Problem details
Filter the records below and copy every line containing the word "seaborn".

Record set
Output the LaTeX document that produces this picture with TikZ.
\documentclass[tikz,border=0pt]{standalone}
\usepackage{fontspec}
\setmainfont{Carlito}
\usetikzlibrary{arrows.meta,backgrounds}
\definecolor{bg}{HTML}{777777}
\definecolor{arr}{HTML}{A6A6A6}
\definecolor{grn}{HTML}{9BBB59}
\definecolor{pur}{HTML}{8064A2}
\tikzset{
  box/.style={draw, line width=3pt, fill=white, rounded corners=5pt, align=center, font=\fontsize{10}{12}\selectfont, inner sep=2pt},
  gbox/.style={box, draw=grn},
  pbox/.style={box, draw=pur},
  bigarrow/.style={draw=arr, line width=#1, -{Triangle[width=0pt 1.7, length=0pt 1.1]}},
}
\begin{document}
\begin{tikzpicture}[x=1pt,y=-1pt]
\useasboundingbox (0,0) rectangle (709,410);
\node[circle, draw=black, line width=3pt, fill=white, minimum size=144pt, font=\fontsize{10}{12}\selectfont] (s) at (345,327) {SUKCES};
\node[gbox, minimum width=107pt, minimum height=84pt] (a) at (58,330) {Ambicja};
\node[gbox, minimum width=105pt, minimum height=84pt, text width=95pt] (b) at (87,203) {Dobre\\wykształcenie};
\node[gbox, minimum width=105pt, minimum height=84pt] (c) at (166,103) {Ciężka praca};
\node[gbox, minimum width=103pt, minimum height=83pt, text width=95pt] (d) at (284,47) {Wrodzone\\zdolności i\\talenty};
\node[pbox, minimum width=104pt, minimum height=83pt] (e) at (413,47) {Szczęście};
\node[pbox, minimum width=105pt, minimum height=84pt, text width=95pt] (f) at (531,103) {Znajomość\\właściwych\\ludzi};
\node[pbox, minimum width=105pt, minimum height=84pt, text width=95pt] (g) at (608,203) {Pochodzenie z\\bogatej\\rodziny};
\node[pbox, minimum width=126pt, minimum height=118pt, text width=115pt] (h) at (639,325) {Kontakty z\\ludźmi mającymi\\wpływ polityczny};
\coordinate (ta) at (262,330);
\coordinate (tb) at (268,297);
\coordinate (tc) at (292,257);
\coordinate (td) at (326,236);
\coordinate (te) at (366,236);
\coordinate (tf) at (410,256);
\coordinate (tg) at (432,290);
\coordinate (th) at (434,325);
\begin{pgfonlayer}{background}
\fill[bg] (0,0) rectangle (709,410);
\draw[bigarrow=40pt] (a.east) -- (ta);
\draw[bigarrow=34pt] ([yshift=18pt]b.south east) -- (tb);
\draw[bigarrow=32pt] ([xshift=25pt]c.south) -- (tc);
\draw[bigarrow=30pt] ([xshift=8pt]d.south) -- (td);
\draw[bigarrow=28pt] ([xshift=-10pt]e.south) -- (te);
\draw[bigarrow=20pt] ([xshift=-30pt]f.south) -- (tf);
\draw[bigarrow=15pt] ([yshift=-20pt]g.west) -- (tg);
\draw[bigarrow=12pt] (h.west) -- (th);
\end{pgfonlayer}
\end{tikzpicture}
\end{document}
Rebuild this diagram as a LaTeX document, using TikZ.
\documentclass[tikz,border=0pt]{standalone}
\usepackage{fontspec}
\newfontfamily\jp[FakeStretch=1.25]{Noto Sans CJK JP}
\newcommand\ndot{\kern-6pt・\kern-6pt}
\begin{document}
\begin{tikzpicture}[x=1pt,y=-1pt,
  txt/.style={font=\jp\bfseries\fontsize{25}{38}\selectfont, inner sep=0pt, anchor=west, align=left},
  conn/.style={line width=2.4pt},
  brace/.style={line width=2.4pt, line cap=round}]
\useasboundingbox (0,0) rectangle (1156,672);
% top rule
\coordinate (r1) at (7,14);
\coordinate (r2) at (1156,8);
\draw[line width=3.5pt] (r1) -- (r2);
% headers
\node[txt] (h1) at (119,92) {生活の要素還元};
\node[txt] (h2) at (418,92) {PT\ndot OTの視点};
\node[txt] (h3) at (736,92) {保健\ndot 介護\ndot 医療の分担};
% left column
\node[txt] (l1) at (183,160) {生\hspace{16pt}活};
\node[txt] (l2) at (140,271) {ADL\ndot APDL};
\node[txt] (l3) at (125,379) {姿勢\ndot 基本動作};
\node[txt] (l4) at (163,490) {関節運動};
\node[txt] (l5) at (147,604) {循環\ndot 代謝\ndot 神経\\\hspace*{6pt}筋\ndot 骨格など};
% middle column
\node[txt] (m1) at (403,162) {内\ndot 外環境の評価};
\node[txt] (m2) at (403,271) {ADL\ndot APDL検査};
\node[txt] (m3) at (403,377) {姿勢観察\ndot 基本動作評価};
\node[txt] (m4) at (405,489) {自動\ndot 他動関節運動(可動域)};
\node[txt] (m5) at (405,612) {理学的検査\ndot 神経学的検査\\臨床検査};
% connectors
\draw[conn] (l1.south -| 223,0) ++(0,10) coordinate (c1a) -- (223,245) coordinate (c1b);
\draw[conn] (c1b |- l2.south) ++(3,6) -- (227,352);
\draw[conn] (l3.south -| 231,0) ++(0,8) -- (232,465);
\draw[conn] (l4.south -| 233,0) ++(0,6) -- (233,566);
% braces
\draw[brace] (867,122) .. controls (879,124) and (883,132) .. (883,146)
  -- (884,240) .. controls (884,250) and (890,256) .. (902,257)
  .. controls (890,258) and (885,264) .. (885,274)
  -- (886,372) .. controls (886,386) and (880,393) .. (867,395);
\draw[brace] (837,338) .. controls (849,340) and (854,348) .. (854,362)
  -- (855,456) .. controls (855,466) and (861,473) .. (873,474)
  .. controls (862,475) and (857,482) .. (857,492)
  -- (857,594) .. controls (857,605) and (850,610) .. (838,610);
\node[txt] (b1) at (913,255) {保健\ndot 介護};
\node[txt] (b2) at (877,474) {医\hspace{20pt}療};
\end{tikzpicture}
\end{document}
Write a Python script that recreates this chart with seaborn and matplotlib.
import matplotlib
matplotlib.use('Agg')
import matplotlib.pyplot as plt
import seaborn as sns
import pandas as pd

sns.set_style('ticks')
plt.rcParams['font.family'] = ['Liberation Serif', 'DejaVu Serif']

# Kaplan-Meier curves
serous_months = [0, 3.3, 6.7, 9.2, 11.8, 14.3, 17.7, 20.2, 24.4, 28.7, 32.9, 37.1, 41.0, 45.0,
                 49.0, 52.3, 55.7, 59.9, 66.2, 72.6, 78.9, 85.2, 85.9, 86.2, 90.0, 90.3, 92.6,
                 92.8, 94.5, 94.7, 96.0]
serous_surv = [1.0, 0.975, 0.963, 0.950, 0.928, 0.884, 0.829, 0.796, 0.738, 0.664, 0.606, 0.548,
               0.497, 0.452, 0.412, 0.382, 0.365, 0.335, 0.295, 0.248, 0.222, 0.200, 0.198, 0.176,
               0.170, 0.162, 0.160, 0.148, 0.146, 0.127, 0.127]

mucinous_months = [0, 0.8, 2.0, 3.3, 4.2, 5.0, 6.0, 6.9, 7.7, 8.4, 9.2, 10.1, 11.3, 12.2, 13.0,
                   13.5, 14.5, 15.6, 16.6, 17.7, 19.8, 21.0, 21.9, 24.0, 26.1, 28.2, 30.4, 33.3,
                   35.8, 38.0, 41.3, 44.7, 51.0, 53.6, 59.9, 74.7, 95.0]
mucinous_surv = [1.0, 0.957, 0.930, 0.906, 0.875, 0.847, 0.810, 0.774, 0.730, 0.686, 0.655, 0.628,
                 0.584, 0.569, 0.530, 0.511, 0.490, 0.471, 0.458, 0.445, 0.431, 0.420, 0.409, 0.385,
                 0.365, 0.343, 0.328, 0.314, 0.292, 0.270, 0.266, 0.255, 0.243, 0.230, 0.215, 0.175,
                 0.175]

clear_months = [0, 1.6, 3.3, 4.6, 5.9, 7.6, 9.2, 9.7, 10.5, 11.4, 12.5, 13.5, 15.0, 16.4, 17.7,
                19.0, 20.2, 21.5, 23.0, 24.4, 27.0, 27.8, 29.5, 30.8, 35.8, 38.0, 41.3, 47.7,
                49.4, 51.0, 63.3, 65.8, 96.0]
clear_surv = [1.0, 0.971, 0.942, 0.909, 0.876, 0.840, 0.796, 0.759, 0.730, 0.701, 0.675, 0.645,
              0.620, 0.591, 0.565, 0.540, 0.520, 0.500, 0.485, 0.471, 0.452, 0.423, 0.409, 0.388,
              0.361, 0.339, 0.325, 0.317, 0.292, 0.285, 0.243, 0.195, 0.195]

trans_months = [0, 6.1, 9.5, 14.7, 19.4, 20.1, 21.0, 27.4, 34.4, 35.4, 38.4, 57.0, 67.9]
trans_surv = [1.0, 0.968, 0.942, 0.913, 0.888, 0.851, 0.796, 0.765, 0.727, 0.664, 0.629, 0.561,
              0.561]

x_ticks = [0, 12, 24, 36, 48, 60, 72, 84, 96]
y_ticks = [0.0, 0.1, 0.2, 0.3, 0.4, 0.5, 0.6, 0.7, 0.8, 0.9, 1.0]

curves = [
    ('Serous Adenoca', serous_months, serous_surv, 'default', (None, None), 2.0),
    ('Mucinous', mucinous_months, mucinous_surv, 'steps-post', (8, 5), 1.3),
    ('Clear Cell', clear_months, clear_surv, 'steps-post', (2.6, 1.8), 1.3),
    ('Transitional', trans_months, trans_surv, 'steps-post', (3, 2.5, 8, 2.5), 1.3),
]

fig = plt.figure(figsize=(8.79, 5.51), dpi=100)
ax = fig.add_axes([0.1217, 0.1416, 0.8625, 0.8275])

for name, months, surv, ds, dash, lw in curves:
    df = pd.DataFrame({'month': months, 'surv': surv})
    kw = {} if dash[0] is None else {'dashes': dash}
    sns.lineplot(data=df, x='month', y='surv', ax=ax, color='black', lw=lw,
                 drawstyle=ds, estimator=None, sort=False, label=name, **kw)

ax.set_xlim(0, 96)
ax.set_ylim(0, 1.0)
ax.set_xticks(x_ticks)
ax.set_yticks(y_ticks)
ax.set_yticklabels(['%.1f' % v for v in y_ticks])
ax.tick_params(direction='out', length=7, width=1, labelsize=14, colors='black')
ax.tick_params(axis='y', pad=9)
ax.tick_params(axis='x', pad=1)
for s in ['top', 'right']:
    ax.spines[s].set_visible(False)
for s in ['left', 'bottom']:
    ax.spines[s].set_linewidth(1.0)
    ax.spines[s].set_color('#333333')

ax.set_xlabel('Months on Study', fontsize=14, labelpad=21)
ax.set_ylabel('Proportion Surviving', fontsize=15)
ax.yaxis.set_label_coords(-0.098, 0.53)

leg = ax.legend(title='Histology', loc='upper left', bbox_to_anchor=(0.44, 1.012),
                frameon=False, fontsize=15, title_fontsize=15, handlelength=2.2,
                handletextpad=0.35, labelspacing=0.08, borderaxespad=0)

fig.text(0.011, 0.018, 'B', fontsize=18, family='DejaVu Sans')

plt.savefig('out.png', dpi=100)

Expected answer
Write a Python script that recreates this chart with seaborn and matplotlib.
import seaborn as sns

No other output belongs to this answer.